# Looking for a breeder near Pittsburgh pa



## Pittsburgh-girl84 (Jun 27, 2015)

This is going to be my first Maltese and I want to find a good breeder that's not to far from Pittsburgh pa so can someone help?


----------



## Furbabies mom (Jul 25, 2011)

There are members here who have gotten their fluffs from Josymir in Pa. They're beautiful dogs. 

Maltese Breeder PA | Maltese Puppies for Sale | Maltese Show Breeder


----------



## Furbabies mom (Jul 25, 2011)

Another breeder in Pa with gorgeous dogs. 
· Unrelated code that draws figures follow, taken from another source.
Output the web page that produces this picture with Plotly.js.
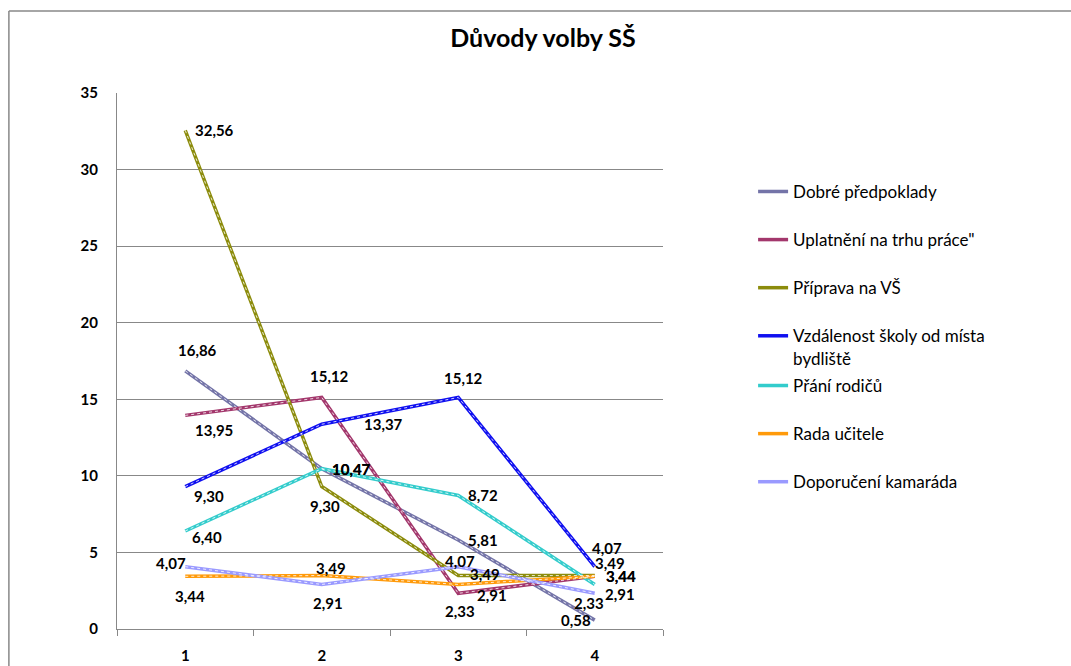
<!DOCTYPE html>
<html>
<head>
<meta charset="utf-8">
<script src="https://cdn.plot.ly/plotly-3.0.1.min.js"></script>
<style>html,body{margin:0;padding:0;background:#fff;}#chart{width:1071px;height:666px;}</style>
</head>
<body>
<div id="chart"></div>
<script>
const categories = ['1', '2', '3', '4'];
const seriesNames = ['Dobré předpoklady', 'Uplatnění na trhu práce"', 'Příprava na VŠ', 'Vzdálenost školy od místa<br>bydliště', 'Přání rodičů', 'Rada učitele', 'Doporučení kamaráda'];
const dobrePredpoklady = [16.86, 10.47, 5.81, 0.58];
const uplatneni = [13.95, 15.12, 2.33, 3.44];
const pripravaVS = [32.56, 9.30, 3.49, 3.49];
const vzdalenost = [9.30, 13.37, 15.12, 4.07];
const praniRodicu = [6.40, 10.47, 8.72, 2.91];
const radaUcitele = [3.44, 3.49, 2.91, 3.44];
const doporuceniKamarada = [4.07, 2.91, 4.07, 2.33];

const allValues = [dobrePredpoklady, uplatneni, pripravaVS, vzdalenost, praniRodicu, radaUcitele, doporuceniKamarada];
const colors = ['#7474A8', '#A3376C', '#8C8C0C', '#1010F0', '#33CCCC', '#FF9A0A', '#9A9AFF'];
// label offsets [dx, dy] in pixels (dy positive = up), per series and category
const labelOffsets = [
  [[12, 21], [30, 0], [25, 0], [-19, 0]],
  [[29, -15], [8, 21], [2, -18], [26, 0]],
  [[29, 0], [3, -19], [27, 2], [15, 13]],
  [[24, -9], [62, 0], [5, 19], [12, 19]],
  [[22, -6], [30, 0], [25, 0], [25, -10]],
  [[5, -20], [9, 8], [34, -11], [26, 0]],
  [[-14, 4], [6, -19], [2, 6], [-6, -10]]
];

function fmt(v) { return v.toFixed(2).replace('.', ','); }

const traces = [];
allValues.forEach((vals, i) => {
  traces.push({
    x: categories, y: vals, type: 'scatter', mode: 'lines',
    name: seriesNames[i], legend: i < 4 ? 'legend' : 'legend2',
    legendgroup: 'g' + i,
    line: {color: colors[i], width: 3.5},
    hoverinfo: 'skip'
  });
});
allValues.forEach((vals, i) => {
  traces.push({
    x: categories, y: vals, type: 'scatter', mode: 'lines',
    showlegend: false,
    line: {color: 'rgba(255,255,255,0.8)', width: 1, dash: 'dot'},
    hoverinfo: 'skip'
  });
});

const annotations = [];
allValues.forEach((vals, i) => {
  vals.forEach((v, j) => {
    annotations.push({
      x: j, y: v, xref: 'x', yref: 'y',
      text: fmt(v), showarrow: false,
      xanchor: 'center', yanchor: 'middle',
      xshift: labelOffsets[i][j][0], yshift: labelOffsets[i][j][1],
      font: {family: 'Lato, Carlito, sans-serif', size: 15, color: '#000', weight: 'bold'}
    });
  });
});

const legendCommon = {
  xanchor: 'left', yanchor: 'top', valign: 'top',
  font: {family: 'Lato, Carlito, sans-serif', size: 17, color: '#000'},
  tracegroupgap: 23, itemwidth: 30, bgcolor: 'rgba(0,0,0,0)'
};

const layout = {
  width: 1071, height: 666,
  margin: {l: 117, r: 408, t: 93, b: 37},
  paper_bgcolor: '#fff', plot_bgcolor: '#fff',
  font: {family: 'Lato, Carlito, sans-serif', color: '#000'},
  title: {
    text: 'Důvody volby SŠ', xref: 'container', x: 0.507, xanchor: 'center',
    yref: 'container', y: 0.942, yanchor: 'middle',
    font: {family: 'Lato, sans-serif', size: 25, weight: 'bold', color: '#000'}
  },
  xaxis: {
    type: 'category', range: [-0.5, 3.5],
    showgrid: false, zeroline: false,
    showline: true, linecolor: '#888', linewidth: 1,
    ticks: 'outside', tickson: 'boundaries', ticklen: 6, tickcolor: '#888',
    ticklabelstandoff: 13,
    tickfont: {size: 15, weight: 'bold', color: '#000'}
  },
  yaxis: {
    range: [0, 35], dtick: 5, tick0: 0,
    showgrid: true, gridcolor: '#888', gridwidth: 1,
    zeroline: false, showline: true, linecolor: '#888', linewidth: 1,
    ticks: '', ticklabelstandoff: 15,
    tickfont: {size: 15, weight: 'bold', color: '#000'}
  },
  legend: Object.assign({x: 1.165, y: 0.849}, legendCommon),
  legend2: Object.assign({x: 1.165, y: 0.487}, legendCommon),
  annotations: annotations,
  shapes: [
    {type: 'line', xref: 'paper', yref: 'paper', x0: -0.198, x1: -0.198, y0: -0.2, y1: 1.153,
     line: {color: '#888', width: 1.5}, layer: 'above'},
    {type: 'line', xref: 'paper', yref: 'paper', x0: -0.198, x1: 1.8, y0: 1.153, y1: 1.153,
     line: {color: '#888', width: 1.5}, layer: 'above'}
  ]
};

Plotly.newPlot('chart', traces, layout, {displayModeBar: false, staticPlot: true});
</script>
</body>
</html>
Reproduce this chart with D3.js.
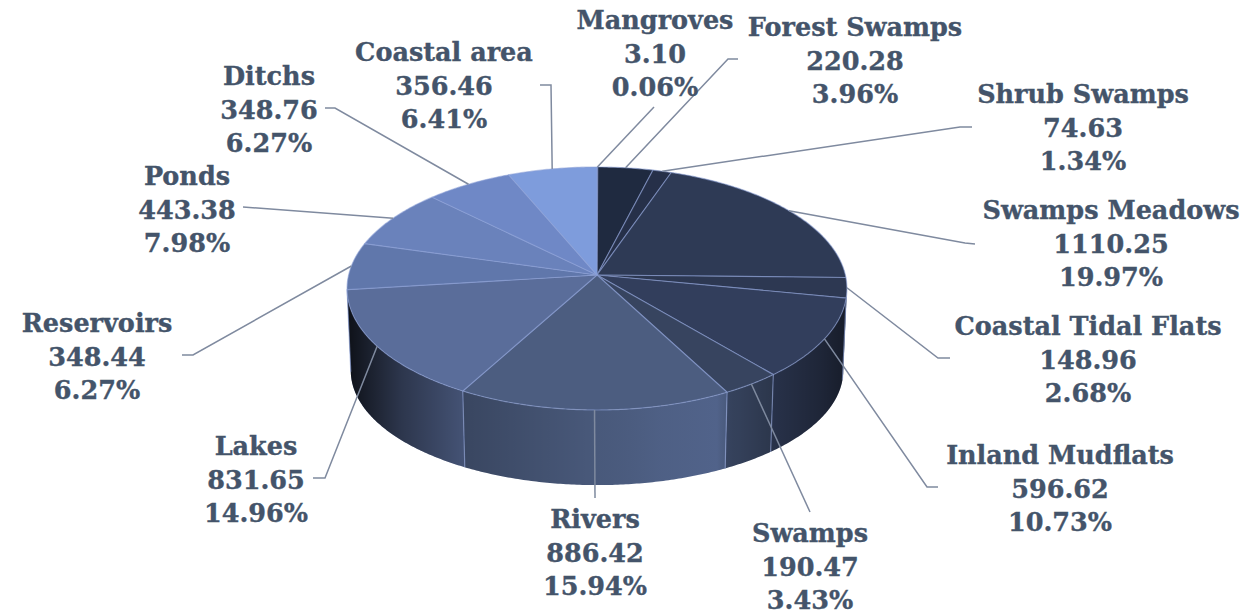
<!DOCTYPE html>
<html lang="en">
<head>
    <meta charset="UTF-8">
    <title>Wetland area by type</title>
    <script src="https://d3js.org/d3.v7.min.js"></script>
    <style>
        html, body { margin: 0; background: #fff; }
        .label text {
            font: bold 25.5px "DejaVu Serif", serif;
            fill: #44546a;
            stroke: #44546a;
            stroke-width: 0.35px;
            text-anchor: middle;
        }
        .leader { fill: none; stroke: #7f8a9f; stroke-width: 1.5px; }
        .wedge { stroke: rgba(140, 160, 215, 0.55); stroke-width: 1.2px; stroke-linejoin: round; }
        .seam { stroke: rgba(140, 160, 215, 0.6); stroke-width: 1.2px; }
    </style>
</head>
<body>
    <div id="chart"></div>
    <script>
        const categories = ["Mangroves", "Forest Swamps", "Shrub Swamps", "Swamps Meadows", "Coastal Tidal Flats",
            "Inland Mudflats", "Swamps", "Rivers", "Lakes", "Reservoirs", "Ponds", "Ditchs", "Coastal area"];
        const areas = [3.10, 220.28, 74.63, 1110.25, 148.96, 596.62, 190.47, 886.42, 831.65, 348.44, 443.38, 348.76, 356.46];
        const shares = ["0.06%", "3.96%", "1.34%", "19.97%", "2.68%", "10.73%", "3.43%", "15.94%", "14.96%", "6.27%", "7.98%", "6.27%", "6.41%"];
        const colors = ["#1f2a40", "#1f2a40", "#263049", "#2e3a55", "#2d3852", "#323e5c", "#37445f",
            "#4c5d80", "#5a6d9a", "#6077ab", "#6a82bb", "#6f88c6", "#7e9cdc"];

        // label centre and first baseline, then the bend(s) of each leader line
        const labelSpots = [[655, 29], [855, 36], [1083, 103], [1111, 219], [1088, 335], [1060, 464], [810, 542],
            [595, 528], [256, 455], [97, 332], [187, 185], [269, 85], [444, 61]];
        const leaderBends = [
            [[654, 107]],
            [[728, 59], [738, 59]],
            [[960, 127], [972, 127]],
            [[965, 243], [975, 244]],
            [[938, 358], [950, 358]],
            [[927, 487], [938, 487]],
            [[810, 512]],
            [[595, 498]],
            [[325, 478], [313, 478]],
            [[193, 355], [182, 355]],
            [[243, 207]],
            [[335, 108], [325, 108]],
            [[551, 85], [540, 85]]
        ];

        const width = 1249, height = 616;
        const lineGap = 33.5;

        // Tilted disc: a circle seen in perspective, so the centre sits above the middle of the ellipse
        const cx = 597, cy = 275, radiusX = 248.4, radiusY = 120, tilt = 0.111;
        const floor = { cy: 358, radiusX: 244.7, radiusY: 113 };
        const project = (angle, disc = { cy, radiusX, radiusY }) => {
            const w = 1 + tilt * Math.cos(angle);
            return [cx + disc.radiusX * Math.sin(angle) / w, disc.cy - disc.radiusY * Math.cos(angle) / w];
        };
        const arcAngles = (a0, a1) => {
            const steps = Math.max(2, Math.ceil((a1 - a0) / 0.01));
            return d3.range(steps + 1).map(i => a0 + (a1 - a0) * i / steps);
        };

        const slices = d3.pie().sort(null)(areas);
        const line = d3.line();

        const svg = d3.select("#chart").append("svg")
            .attr("width", width)
            .attr("height", height)
            .style("display", "block");

        // Side wall shading runs across the whole disc, darkest at the far left,
        // with a faint blue highlight on the front right
        const shade = svg.append("defs").append("linearGradient")
            .attr("id", "wall-shade")
            .attr("gradientUnits", "userSpaceOnUse")
            .attr("x1", cx - 250).attr("x2", cx + 250)
            .attr("y1", 0).attr("y2", 0);
        [[0, "#000", 0.85], [0.04, "#000", 0.72], [0.11, "#000", 0.5], [0.23, "#000", 0.25], [0.5, "#000", 0.04],
            [0.62, "#6f86c8", 0.06], [0.74, "#6f86c8", 0.14], [0.78, "#000", 0.05], [0.85, "#000", 0.2], [0.95, "#000", 0.4], [1, "#000", 0.55]]
            .forEach(([offset, color, opacity]) => shade.append("stop")
                .attr("offset", offset)
                .attr("stop-color", color)
                .attr("stop-opacity", opacity));

        // The wall is visible between the two points where the ellipse turns back
        const wallStart = Math.acos(-tilt);
        const wallEnd = 2 * Math.PI - wallStart;
        const wallPath = (a0, a1) => {
            const angles = arcAngles(a0, a1);
            return line(angles.map(a => project(a)).concat(angles.reverse().map(a => project(a, floor)))) + "Z";
        };

        const walls = svg.append("g");
        slices.forEach(d => {
            const a0 = Math.max(d.startAngle, wallStart);
            const a1 = Math.min(d.endAngle, wallEnd);
            if (a1 <= a0) return;
            walls.append("path")
                .attr("d", wallPath(a0, a1))
                .attr("fill", colors[d.index]);
        });
        walls.append("path")
            .attr("d", wallPath(wallStart, wallEnd))
            .attr("fill", "url(#wall-shade)");

        svg.append("g").selectAll("line")
            .data(slices.filter(d => d.endAngle > wallStart && d.endAngle < wallEnd))
            .enter().append("line")
            .attr("class", "seam")
            .attr("x1", d => project(d.endAngle)[0])
            .attr("y1", d => project(d.endAngle)[1])
            .attr("x2", d => project(d.endAngle, floor)[0])
            .attr("y2", d => project(d.endAngle, floor)[1]);

        // Top face
        svg.append("g").selectAll("path")
            .data(slices)
            .enter().append("path")
            .attr("class", "wedge")
            .attr("fill", d => colors[d.index])
            .attr("d", d => line([[cx, cy]].concat(arcAngles(d.startAngle, d.endAngle).map(a => project(a)))) + "Z");

        // Leader lines start on the rim at the middle of each slice
        svg.append("g").selectAll("path")
            .data(slices)
            .enter().append("path")
            .attr("class", "leader")
            .attr("d", d => line([project((d.startAngle + d.endAngle) / 2)].concat(leaderBends[d.index])));

        const labels = svg.append("g").selectAll("g")
            .data(categories)
            .enter().append("g")
            .attr("class", "label");
        labels.each(function (name, i) {
            const [x, y] = labelSpots[i];
            [name, areas[i].toFixed(2), shares[i]].forEach((text, row) => {
                d3.select(this).append("text")
                    .attr("x", x)
                    .attr("y", y + row * lineGap)
                    .text(text);
            });
        });
    </script>
</body>
</html>
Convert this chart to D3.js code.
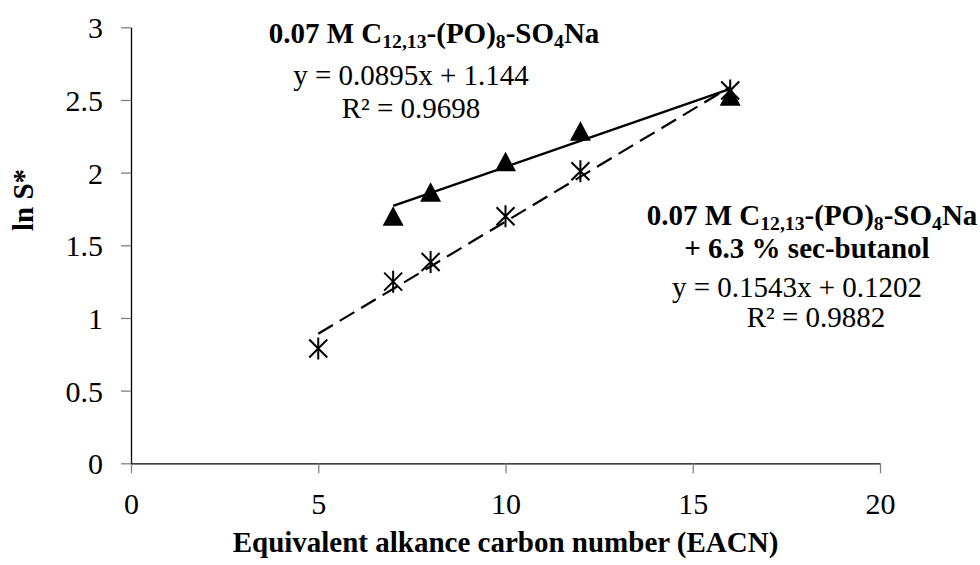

Maltese Puppy|Maltese Puppies|Maltese Dog|For Sale|Breeders


----------



## Snuggle's Mom (Jan 3, 2008)

From what I understand, Josyimir is isn't too far from Pittsburg as it is located in Greensburg, PA.


----------



## Tia's Pup (Mar 22, 2012)

Josymir had two males for sale on her FB page. I think one is still available.


----------



## Sylie (Apr 4, 2011)

My beautiful angel is from Josymir. You need to have very clear in your mind what you are looking for, when you choose a breeder. Be totally honest in your desires and expectations.Feel free to tell the breeder what you truly desire. Good breeders want to place their puppies with the best people, take your time.


----------